● **Instructions to follow**:
Print exactly the lines that run from the line containing "What React, TypeScript" to the line containing "import * as", both included, and nothing else; pictures stay out.
++++ Rows ++++
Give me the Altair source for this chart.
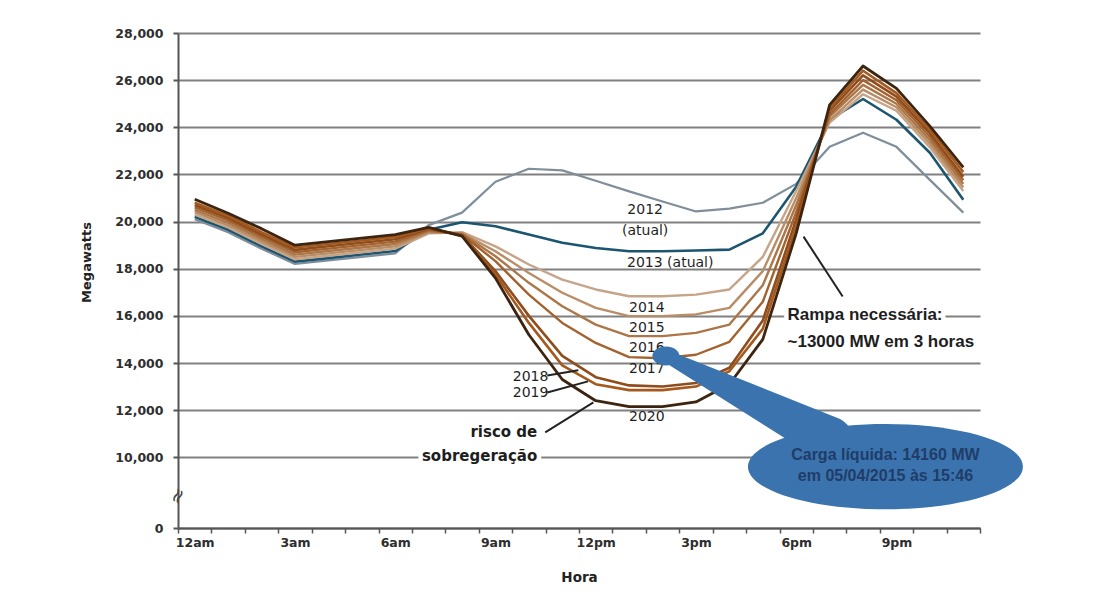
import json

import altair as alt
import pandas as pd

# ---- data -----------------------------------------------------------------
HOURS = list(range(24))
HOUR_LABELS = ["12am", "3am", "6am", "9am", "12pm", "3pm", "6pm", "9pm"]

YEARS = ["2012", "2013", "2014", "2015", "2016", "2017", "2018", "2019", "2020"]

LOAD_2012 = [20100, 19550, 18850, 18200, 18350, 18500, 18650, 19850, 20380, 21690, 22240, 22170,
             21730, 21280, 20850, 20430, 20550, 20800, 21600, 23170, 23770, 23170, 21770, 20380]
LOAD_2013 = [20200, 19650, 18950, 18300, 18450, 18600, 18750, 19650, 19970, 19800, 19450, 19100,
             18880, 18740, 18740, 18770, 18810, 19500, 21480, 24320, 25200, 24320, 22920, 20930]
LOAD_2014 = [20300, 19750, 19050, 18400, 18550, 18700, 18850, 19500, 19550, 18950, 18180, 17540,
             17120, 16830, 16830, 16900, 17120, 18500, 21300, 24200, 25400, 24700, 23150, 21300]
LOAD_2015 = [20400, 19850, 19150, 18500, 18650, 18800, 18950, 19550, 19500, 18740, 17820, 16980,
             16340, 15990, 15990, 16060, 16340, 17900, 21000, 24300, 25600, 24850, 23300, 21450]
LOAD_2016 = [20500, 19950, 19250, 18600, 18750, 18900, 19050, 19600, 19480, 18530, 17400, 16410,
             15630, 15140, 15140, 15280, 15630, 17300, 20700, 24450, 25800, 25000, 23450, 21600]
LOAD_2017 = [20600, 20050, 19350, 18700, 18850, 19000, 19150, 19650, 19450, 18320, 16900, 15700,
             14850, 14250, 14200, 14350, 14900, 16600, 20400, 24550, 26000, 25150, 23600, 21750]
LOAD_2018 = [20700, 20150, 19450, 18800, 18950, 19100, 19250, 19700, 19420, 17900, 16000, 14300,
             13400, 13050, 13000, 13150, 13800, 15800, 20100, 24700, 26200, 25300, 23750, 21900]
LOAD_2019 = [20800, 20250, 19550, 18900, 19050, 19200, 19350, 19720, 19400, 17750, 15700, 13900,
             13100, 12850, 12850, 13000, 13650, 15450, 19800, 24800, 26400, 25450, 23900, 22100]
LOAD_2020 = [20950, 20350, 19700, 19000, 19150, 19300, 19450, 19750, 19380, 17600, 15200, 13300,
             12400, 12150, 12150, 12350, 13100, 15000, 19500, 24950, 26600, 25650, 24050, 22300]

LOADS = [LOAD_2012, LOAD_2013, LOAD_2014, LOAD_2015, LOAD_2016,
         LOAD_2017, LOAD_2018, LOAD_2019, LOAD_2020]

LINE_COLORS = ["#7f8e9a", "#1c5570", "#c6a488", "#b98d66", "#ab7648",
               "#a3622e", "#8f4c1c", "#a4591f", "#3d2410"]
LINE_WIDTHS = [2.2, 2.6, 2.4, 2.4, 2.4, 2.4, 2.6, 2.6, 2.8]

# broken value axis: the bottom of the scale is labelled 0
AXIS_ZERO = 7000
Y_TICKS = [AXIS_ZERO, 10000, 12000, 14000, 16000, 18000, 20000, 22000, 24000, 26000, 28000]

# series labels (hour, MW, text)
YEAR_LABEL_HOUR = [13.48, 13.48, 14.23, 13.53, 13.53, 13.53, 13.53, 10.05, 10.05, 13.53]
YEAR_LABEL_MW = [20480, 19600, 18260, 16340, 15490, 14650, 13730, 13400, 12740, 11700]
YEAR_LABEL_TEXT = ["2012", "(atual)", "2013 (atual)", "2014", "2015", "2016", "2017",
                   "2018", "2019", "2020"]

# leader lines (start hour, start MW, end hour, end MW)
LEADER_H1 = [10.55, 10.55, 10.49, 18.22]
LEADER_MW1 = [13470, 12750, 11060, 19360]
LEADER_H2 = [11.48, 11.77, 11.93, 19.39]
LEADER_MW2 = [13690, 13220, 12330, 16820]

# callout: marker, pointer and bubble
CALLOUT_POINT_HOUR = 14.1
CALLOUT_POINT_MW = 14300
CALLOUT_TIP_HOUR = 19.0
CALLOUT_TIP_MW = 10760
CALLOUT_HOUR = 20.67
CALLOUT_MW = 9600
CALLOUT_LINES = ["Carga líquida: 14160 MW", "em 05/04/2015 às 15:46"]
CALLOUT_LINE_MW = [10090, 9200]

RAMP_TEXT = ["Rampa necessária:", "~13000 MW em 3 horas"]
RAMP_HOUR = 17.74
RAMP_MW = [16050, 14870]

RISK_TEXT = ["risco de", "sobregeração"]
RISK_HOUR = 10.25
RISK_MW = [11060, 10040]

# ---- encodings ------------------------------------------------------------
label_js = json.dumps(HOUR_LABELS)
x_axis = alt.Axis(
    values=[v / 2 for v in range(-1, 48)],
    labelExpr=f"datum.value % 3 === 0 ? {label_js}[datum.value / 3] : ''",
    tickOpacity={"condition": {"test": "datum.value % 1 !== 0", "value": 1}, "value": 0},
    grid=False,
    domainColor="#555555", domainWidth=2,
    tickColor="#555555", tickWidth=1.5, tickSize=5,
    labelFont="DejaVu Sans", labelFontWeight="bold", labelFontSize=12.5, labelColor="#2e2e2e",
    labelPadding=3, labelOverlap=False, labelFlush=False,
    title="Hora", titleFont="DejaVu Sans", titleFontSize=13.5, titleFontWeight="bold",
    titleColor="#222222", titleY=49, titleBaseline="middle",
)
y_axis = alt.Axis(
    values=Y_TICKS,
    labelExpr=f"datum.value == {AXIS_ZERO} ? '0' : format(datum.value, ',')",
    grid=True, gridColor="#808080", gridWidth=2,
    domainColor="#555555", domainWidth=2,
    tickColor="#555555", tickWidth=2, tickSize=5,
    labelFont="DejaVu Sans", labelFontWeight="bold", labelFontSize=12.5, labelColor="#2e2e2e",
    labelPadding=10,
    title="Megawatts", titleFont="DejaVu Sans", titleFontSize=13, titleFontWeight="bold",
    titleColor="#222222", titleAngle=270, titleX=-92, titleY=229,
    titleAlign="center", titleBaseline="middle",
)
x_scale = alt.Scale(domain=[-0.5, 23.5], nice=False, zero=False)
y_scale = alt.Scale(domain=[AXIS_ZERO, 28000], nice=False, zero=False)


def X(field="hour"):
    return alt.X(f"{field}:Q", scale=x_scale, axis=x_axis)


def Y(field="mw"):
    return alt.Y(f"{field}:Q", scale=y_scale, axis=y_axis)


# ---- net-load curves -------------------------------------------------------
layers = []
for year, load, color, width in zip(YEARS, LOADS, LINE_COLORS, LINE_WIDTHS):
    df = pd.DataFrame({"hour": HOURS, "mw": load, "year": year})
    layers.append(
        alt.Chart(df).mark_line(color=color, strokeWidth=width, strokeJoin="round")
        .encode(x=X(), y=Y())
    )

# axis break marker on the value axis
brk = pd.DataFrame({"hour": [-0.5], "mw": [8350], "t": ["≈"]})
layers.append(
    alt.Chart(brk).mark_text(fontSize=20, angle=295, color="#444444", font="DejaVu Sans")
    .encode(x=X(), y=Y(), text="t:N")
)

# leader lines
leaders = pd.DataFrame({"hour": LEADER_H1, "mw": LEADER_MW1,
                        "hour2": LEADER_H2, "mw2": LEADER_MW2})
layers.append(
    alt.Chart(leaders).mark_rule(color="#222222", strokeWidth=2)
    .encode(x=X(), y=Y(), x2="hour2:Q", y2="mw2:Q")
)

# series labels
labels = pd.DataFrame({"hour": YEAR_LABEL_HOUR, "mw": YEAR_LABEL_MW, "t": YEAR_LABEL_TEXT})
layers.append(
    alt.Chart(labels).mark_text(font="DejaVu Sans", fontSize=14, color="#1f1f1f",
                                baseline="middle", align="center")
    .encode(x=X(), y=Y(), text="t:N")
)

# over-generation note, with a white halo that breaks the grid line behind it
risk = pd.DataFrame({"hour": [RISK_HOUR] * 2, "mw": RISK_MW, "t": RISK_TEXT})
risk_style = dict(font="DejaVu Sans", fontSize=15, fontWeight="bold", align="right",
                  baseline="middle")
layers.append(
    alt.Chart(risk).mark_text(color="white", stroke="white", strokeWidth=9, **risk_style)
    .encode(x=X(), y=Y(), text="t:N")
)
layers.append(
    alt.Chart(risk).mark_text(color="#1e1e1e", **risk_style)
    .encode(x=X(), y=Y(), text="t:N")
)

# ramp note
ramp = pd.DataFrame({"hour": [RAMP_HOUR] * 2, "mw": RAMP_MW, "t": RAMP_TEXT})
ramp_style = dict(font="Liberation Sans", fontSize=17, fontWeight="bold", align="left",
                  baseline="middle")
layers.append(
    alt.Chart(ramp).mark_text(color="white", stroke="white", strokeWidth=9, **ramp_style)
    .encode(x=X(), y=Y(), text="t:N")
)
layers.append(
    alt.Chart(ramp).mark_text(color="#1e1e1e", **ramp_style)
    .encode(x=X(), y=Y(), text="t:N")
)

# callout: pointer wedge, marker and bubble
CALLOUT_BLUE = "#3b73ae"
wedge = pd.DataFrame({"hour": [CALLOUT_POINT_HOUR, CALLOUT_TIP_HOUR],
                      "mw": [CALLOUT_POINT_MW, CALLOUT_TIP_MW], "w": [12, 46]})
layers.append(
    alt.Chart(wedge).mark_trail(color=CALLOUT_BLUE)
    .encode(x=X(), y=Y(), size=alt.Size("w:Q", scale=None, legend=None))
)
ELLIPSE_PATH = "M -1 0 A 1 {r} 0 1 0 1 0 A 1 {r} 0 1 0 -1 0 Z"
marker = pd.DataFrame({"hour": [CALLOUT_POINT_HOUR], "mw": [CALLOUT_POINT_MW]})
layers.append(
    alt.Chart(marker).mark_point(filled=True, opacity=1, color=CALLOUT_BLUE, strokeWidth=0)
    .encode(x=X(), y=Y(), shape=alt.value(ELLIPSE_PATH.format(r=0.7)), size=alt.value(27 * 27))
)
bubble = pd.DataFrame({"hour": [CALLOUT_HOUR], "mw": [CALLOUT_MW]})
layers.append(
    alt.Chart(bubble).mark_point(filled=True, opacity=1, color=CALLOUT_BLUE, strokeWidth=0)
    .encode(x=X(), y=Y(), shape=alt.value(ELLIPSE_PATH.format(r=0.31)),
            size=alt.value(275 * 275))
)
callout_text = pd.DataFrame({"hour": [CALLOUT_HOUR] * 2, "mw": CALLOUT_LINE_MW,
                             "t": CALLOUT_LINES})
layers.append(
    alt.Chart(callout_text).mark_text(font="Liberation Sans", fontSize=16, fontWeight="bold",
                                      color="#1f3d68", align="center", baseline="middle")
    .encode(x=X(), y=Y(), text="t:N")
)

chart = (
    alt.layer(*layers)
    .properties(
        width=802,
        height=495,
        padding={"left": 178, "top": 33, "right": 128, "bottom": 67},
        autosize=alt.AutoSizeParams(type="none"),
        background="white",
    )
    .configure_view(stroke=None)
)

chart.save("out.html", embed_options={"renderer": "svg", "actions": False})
++++
++++ Rows ++++
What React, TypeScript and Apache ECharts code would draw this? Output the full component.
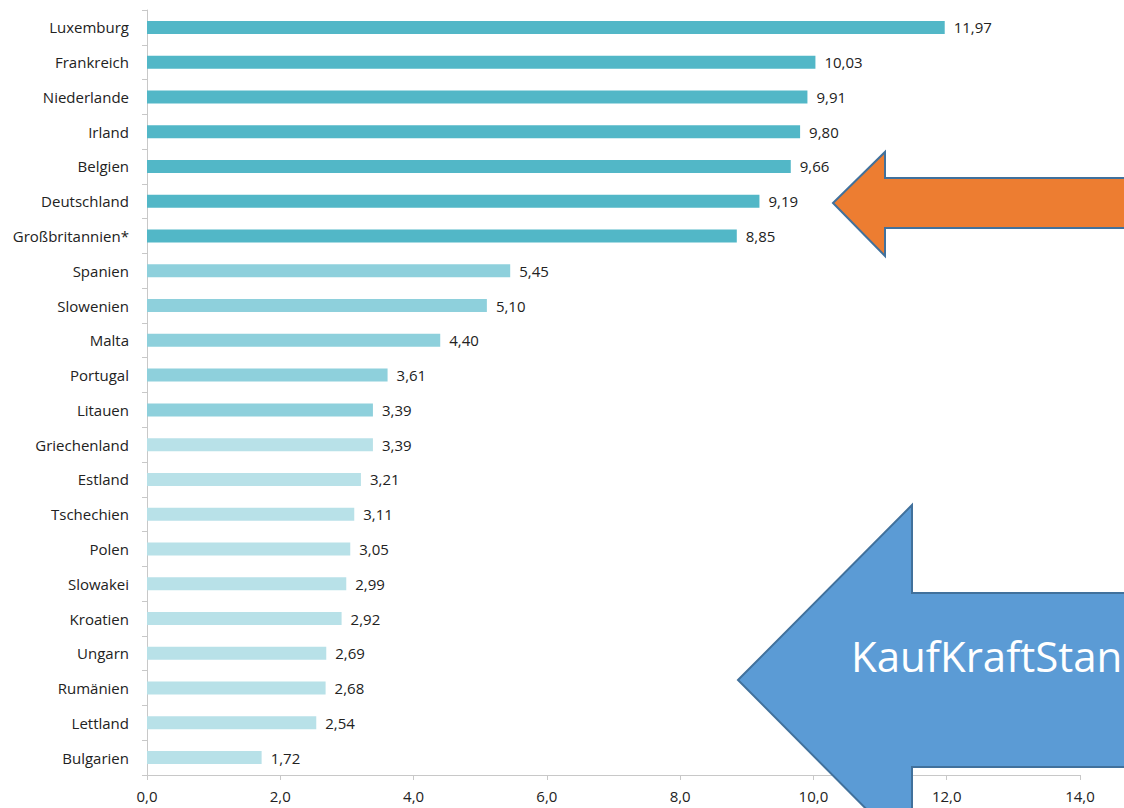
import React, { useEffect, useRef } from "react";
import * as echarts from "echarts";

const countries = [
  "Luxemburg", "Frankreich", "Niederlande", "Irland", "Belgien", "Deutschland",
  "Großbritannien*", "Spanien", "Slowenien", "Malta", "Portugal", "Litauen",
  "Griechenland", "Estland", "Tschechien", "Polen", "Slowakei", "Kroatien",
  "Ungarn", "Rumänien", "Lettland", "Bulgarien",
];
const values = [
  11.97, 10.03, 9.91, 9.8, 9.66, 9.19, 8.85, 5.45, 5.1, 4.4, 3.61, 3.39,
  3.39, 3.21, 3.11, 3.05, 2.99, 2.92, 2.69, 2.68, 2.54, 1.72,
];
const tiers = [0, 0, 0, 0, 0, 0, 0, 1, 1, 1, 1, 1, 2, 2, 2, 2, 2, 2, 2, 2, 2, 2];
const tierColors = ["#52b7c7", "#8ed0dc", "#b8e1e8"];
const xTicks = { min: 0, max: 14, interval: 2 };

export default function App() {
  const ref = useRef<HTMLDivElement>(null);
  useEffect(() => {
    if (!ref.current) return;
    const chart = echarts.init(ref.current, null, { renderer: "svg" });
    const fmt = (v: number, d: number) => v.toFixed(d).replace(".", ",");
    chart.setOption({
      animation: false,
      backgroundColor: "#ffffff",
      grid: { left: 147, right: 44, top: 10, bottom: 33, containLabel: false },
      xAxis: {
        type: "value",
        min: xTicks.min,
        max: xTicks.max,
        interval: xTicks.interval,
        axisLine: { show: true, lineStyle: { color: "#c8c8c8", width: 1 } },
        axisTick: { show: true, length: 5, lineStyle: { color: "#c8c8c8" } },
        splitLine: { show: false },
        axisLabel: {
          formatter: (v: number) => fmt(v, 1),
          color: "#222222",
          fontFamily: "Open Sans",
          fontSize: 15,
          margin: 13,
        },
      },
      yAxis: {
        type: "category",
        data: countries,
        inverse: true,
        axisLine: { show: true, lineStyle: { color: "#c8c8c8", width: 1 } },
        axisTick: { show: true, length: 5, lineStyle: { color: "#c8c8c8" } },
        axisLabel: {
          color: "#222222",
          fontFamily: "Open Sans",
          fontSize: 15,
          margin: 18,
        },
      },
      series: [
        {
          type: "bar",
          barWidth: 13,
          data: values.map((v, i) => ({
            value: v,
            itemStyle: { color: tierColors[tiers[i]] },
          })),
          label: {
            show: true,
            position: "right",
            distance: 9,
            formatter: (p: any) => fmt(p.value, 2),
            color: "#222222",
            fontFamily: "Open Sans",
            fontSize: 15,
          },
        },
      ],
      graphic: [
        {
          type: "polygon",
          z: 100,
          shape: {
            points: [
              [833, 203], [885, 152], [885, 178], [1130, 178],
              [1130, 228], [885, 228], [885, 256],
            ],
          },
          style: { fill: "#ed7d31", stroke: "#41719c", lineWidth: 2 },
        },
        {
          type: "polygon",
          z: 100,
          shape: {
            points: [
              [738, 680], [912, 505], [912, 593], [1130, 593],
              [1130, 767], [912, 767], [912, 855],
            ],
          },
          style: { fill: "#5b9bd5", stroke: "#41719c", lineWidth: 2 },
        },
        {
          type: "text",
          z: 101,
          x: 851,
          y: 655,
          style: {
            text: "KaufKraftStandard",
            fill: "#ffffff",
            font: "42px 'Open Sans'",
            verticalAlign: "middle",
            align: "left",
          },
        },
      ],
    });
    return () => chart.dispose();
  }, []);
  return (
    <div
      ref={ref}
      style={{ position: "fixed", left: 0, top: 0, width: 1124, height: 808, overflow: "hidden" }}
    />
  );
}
++++
● **Complete answer**:
What React, TypeScript and Apache ECharts code would draw this? Output the full component.
import React, { useEffect, useRef } from "react";
import * as echarts from "echarts";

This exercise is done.